I was thinking of writing something today in honor of Kim's birthday. I couldn't think of anything except the blog below, written 5 years ago while I was on the World Race. The original blog appeared here.
It all started with a simple question from our newest World Racer- Rusty Jackson. He had just finished running about 3 miles in the somewhat sweltering heat and humidity of Thailand. As is often the case among us "old guys" a workout like that will exacerbate all the old war wounds. Rusty was feeling his knees and in the course of conversation he asked, "Do you remember when you got old"? My first response was, "Yeah, when I started the World Race."
I wish I could have just left it at that.
Lying under the mosquito net in a Hill Tribe home later that night the question kept reverberating in my head. I do feel old.
OK, I''m not fishing for a bunch of "you're not old" comments from anyone, especially from my comment obsessed family. I'm just trying to express myself in the vein of my literary hero, Scott Molgard!

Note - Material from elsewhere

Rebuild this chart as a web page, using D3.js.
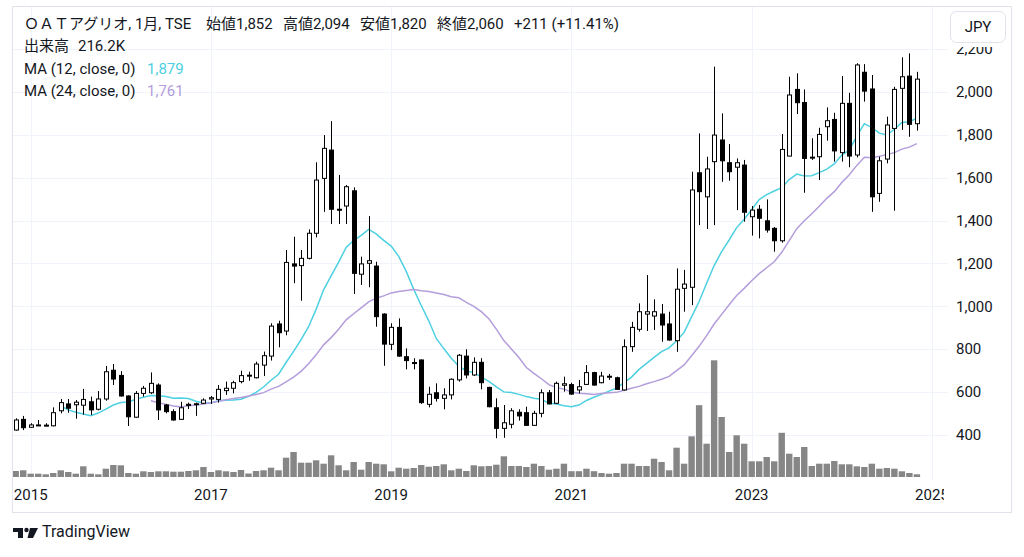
<!DOCTYPE html>
<html><head><meta charset="utf-8">
<script src="https://cdn.jsdelivr.net/npm/d3@7"></script>
<style>
html,body{margin:0;padding:0;background:#fff;}
svg text{font-family: Roboto, "Noto Sans CJK JP", sans-serif;}
</style></head><body>
<svg id="c" width="1024" height="557"></svg>
<script>
// Monthly bars Nov 2014 – Nov 2024
const firstMonth = new Date(Date.UTC(2014, 10, 1));
const opens = [423,473,436,446,446,443,513,545,541,539, 555,520,568,702,678,582,483,594,597,633, 540,509,473,538,544,548,568,566,607,618, 649,675,667,726,768,918,885,1198,1190,1224, 1341,1597,1729,1453,1468,1539,1150,1201,1188,964, 823,902,765,738,750,543,597,571,587,657, 768,680,739,622,527,431,450,506,504,445, 501,597,548,632,635,610,636,691,644,670, 667,610,812,893,964,955,964,918,840,1084, 1089,1623,1511,1675,1776,1670,1649,1659,1418,1453, 1399,1364,1306,1701,2012,1951,1692,1698,1838,1872, 1717,1947,1706,2092,2014,1527,1687,1830,2017,2074, 1852];
const highs = [478,489,455,470,455,529,568,568,563,615, 579,605,722,731,698,585,605,629,692,641, 545,520,555,551,551,571,582,633,649,653, 700,695,742,789,921,933,1263,1325,1263,1359, 1672,1799,1864,1613,1566,1555,1232,1421,1208,968, 921,944,804,758,752,625,641,618,664,778, 800,762,758,625,571,540,525,520,532,513, 613,610,649,672,644,657,726,695,695,685, 672,846,928,1014,1146,1033,1011,975,1177,1170, 1628,1807,1698,2118,1900,1757,1690,1683,1468,1473, 1499,1370,1804,2071,2087,2012,1784,1833,1928,1903, 2074,1996,2134,2130,2079,1698,1885,2024,2162,2180, 2094];
const lows = [420,423,434,442,442,440,501,504,476,495, 493,515,560,633,579,442,480,579,591,470, 501,467,470,521,489,545,545,551,587,594, 641,653,664,675,747,809,865,1108,1026,1219, 1322,1441,1384,1384,1384,1058,1100,1089,905,723, 796,765,706,706,545,529,556,520,566,649, 664,675,613,529,385,387,431,467,442,442, 483,543,545,602,587,594,633,630,641,657, 610,607,788,882,885,890,835,840,788,975, 1006,1379,1361,1379,1581,1586,1449,1395,1330,1317, 1344,1255,1297,1701,1897,1530,1683,1589,1773,1675, 1675,1649,1695,1955,1441,1488,1667,1446,1823,1791, 1820];
const closes = [470,434,447,447,445,504,551,525,553,566, 517,568,695,661,582,485,594,618,641,517, 509,470,527,543,546,563,574,613,618,644, 677,679,731,770,908,877,1205,1188,1224,1341, 1589,1737,1453,1450,1558,1154,1198,1213,952,824, 902,768,747,734,551,590,571,587,660,772, 680,739,644,532,431,457,513,489,445,501, 597,545,641,639,591,625,691,633,675,674, 613,812,902,975,975,975,913,843,1080,1104, 1543,1535,1641,1799,1679,1628,1670,1439,1449,1411, 1356,1306,1732,1986,1950,1690,1696,1802,1866,1725, 1947,1701,2126,2004,1511,1679,1846,2012,2071,1849, 2060];
const volumesK = [480,536,264,264,216,320,536,400,264,856, 264,216,664,960,936,320,264,456,400,456, 456,424,424,480,536,800,400,536,456,400, 560,280,480,536,744,536,1544,2000,1144,1144, 1336,1064,1736,936,536,1200,584,1200,1064,1016, 456,744,664,720,960,824,880,1016,536,664, 480,936,856,880,984,1656,880,880,800,1064, 880,584,664,1064,464,464,664,464,320,264, 320,1064,1064,880,880,1464,1200,536,2344,1064, 3256,5744,2664,9336,4800,2000,3336,2664,1256,1256, 1600,1256,3536,1864,1600,2400,880,1064,1064,1280, 1016,1016,856,800,1064,664,720,664,456,320, 216.2];
// closes of the five months before the visible window (Jun–Oct 2014), used only by the moving averages
const priorCloses = [741,685,662,613,423];
const priceTicks = [400,600,800,1000,1200,1400,1600,1800,2000,2200];
const yearTicks = [2015,2017,2019,2021,2023,2025];
const maPeriods = [12, 24];
const maColors = ["#4dd0e1", "#b39ddb"];

const months = d3.utcMonth.range(firstMonth, d3.utcMonth.offset(firstMonth, opens.length));
const bars = months.map((m,i)=>({i, m, o:opens[i], h:highs[i], l:lows[i], c:closes[i], v:volumesK[i]}));

const svg = d3.select("#c");
const W = 1024, H = 557;
const plot = {l:13, r:948, t:7, b:480};
const FS = 15;

const x = d3.scaleLinear().domain([0, opens.length-1]).range([15.7, 916.9]);
const monthIdx = (yr) => (yr - firstMonth.getUTCFullYear())*12 - firstMonth.getUTCMonth();
const y = d3.scaleLinear().domain([400, 2200]).range([435, 49.1]);
const yv = d3.scaleLinear().domain([0, d3.max(volumesK)]).range([477, 360.3]);

svg.append("rect").attr("width", W).attr("height", H).attr("fill", "#fff");

const defs = svg.append("defs");
defs.append("clipPath").attr("id","clipPlot").append("rect")
  .attr("x", plot.l).attr("y", plot.t).attr("width", plot.r-plot.l).attr("height", plot.b-plot.t);
defs.append("clipPath").attr("id","clipTime").append("rect")
  .attr("x", plot.l).attr("y", plot.b).attr("width", 944-plot.l).attr("height", 32);

// grid
const grid = svg.append("g").attr("clip-path","url(#clipPlot)");
grid.selectAll("line.h").data(priceTicks).join("line")
  .attr("x1", plot.l).attr("x2", plot.r)
  .attr("y1", d=>Math.round(y(d))+0.5).attr("y2", d=>Math.round(y(d))+0.5)
  .attr("stroke", "#f0f3fa").attr("stroke-width", 1);
grid.selectAll("line.v").data(yearTicks).join("line")
  .attr("y1", plot.t).attr("y2", plot.b)
  .attr("x1", d=>Math.round(x(monthIdx(d)))+0.5).attr("x2", d=>Math.round(x(monthIdx(d)))+0.5)
  .attr("stroke", "#f0f3fa").attr("stroke-width", 1);

const g = svg.append("g").attr("clip-path","url(#clipPlot)");

// volume
g.append("g").selectAll("rect").data(bars).join("rect")
  .attr("x", d=>x(d.i)-3.2).attr("width", 6.4)
  .attr("y", d=>yv(d.v)).attr("height", d=>yv(0)-yv(d.v))
  .attr("fill", "#868686");

// moving averages
const allCloses = priorCloses.concat(closes);
const off = priorCloses.length;
maPeriods.forEach((n, k) => {
  const pts = [];
  bars.forEach(b => {
    const j = b.i + off;
    if (j >= n-1) pts.push({i:b.i, v:d3.mean(allCloses.slice(j-n+1, j+1))});
  });
  g.append("path").datum(pts)
    .attr("d", d3.line().x(d=>x(d.i)).y(d=>y(d.v)))
    .attr("fill","none").attr("stroke", maColors[k]).attr("stroke-width", 1.5);
});

// candles
const cg = g.append("g");
cg.selectAll("line").data(bars).join("line")
  .attr("x1", d=>Math.round(x(d.i))+0.5).attr("x2", d=>Math.round(x(d.i))+0.5)
  .attr("y1", d=>y(d.h)).attr("y2", d=>y(d.l))
  .attr("stroke", "#000").attr("stroke-width", 1);
cg.selectAll("rect").data(bars).join("rect")
  .attr("x", d=>Math.round(x(d.i))-2+0.5).attr("width", 4)
  .attr("y", d=>y(Math.max(d.o,d.c))).attr("height", d=>Math.max(1, y(Math.min(d.o,d.c))-y(Math.max(d.o,d.c))))
  .attr("fill", d=>d.c>=d.o ? "#fff" : "#000")
  .attr("stroke", "#000").attr("stroke-width", 1);

// price axis labels
svg.append("g").selectAll("text").data(priceTicks).join("text")
  .attr("x", 956).attr("y", d=>y(d)).attr("dy","0.35em")
  .attr("font-size", FS).attr("fill", "#131722")
  .text(d=>d3.format(",")(d));

// time axis labels
svg.append("g").attr("clip-path","url(#clipTime)").selectAll("text").data(yearTicks).join("text")
  .attr("x", d=>x(monthIdx(d))).attr("y", 495).attr("dy","0.35em")
  .attr("text-anchor","middle").attr("font-size", FS).attr("fill", "#131722")
  .text(d=>d);

// frame
svg.append("rect").attr("x", 12.5).attr("y", 6.5).attr("width", 999).attr("height", 506)
  .attr("fill","none").attr("stroke","#e0e3eb").attr("stroke-width",1);

// JPY button (its white backing hides the top of the 2,200 label)
svg.append("rect").attr("x", 949).attr("y", 7).attr("width", 62).attr("height", 40).attr("fill","#fff");
svg.append("rect").attr("x", 950.5).attr("y", 11.5).attr("width", 55).attr("height", 31).attr("rx", 6)
  .attr("fill","#fff").attr("stroke","#e0e3eb");
svg.append("text").attr("x", 978).attr("y", 27).attr("dy","0.35em").attr("text-anchor","middle")
  .attr("font-size", FS).attr("fill","#131722").text("JPY");

// legend
const leg = svg.append("g").attr("font-size", FS).attr("fill", "#131722");
const row1 = [["ＯＡＴアグリオ, 1月, TSE", 24], ["始値1,852", 206], ["高値2,094", 283], ["安値1,820", 360], ["終値2,060", 437], ["+211 (+11.41%)", 514]];
row1.forEach(([t, xx]) => leg.append("text").attr("x", xx).attr("y", 24).attr("dy","0.35em").text(t));
leg.append("text").attr("x", 24).attr("y", 46).attr("dy","0.35em").text("出来高");
leg.append("text").attr("x", 78).attr("y", 46).attr("dy","0.35em").text("216.2K");
const maRows = [["MA (12, close, 0)", "1,879"], ["MA (24, close, 0)", "1,761"]];
maRows.forEach(([t, v], k) => {
  leg.append("text").attr("x", 24).attr("y", 69 + k*22).attr("dy","0.35em").text(t);
  leg.append("text").attr("x", 147).attr("y", 69 + k*22).attr("dy","0.35em").attr("fill", maColors[k]).text(v);
});

// TradingView logo
const logo = svg.append("g").attr("fill", "#131722");
logo.append("path").attr("d", "M13,528 H23 V538 H18 V532 H13 Z");
logo.append("circle").attr("cx", 26.5).attr("cy", 530).attr("r", 2.2);
logo.append("path").attr("d", "M30,528 H38 L33,538 H27.5 Z");
svg.append("text").attr("x", 42).attr("y", 537).attr("font-size", 16).attr("fill", "#131722").text("TradingView");
</script>
</body></html>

But I do remember getting old.
It happened the week I lost Kim. Everything changed. It sounds like a cliche, but part of me died with her. When times were good and we were having fun- I always felt alive. And young. Most people find it hard to believe, but there really were no bad times when we were together. At worst, there were "routine" times; but not bad.
I always felt alive being a Student Minister too. Thirteen years in one church and I was dang good at it! But even that ceased to bring life after Kim died. Almost immediately I started feeling too old and tired and out of touch.
I thought taking Life to the Nations would bring me back to life. It has at points. But mostly I feel like I'm 7+ months into this thing and I'm wondering where and when I'm going to find life. I know who I am in Christ. I'm "awake" to who I am in the Kingdom. I know better than live in the trap of finding my identity in what I do (a Student Minister or Missionary). .
I think I'm headed for a crisis of faith. When the Race started I didn't care about what happened afterwards, but now that the time is drawing near, well, I can't help but think of it. I don't have enough money to be a bum forever. Part of me wants to go home and build a cool little house and pursue the "dream". Part of me wants to go to Ukraine or Croatia or even maybe back here and raise orphans and churches. Part of me is scared to death of that kind of commitment and the work it will take to learn a language. But here I am not getting younger. I've been preaching for a while now three of the most important things are: Love Extravagantly, Live Regretlessly, and Long for Jesus. I really don't want to go through life having a bunch of regrets (leaving my songs unsung as Seth Barnes put it). I almost feel like I've passed the point of no return for some of those things though. If I were remarried and had a kid right now I'd be pushing 60 when he/she finished school! So I want to fly airplanes (but I don't know when I would ever actually use that skill), I want to jump from a plane (that shouldn't be too difficult), I want to have a family, and I want to make a difference in kids' lives.
I've learned all of that and more this year (most of it I already knew) but I haven't figured out yet what to do about it. Or have I and I'm just scared to follow through?
Give me some grace if you feel like I'm whining. I started this blog while I was with LO/Nessa last week and I finished it today- August 19. Today would have been Kim's 36th birthday.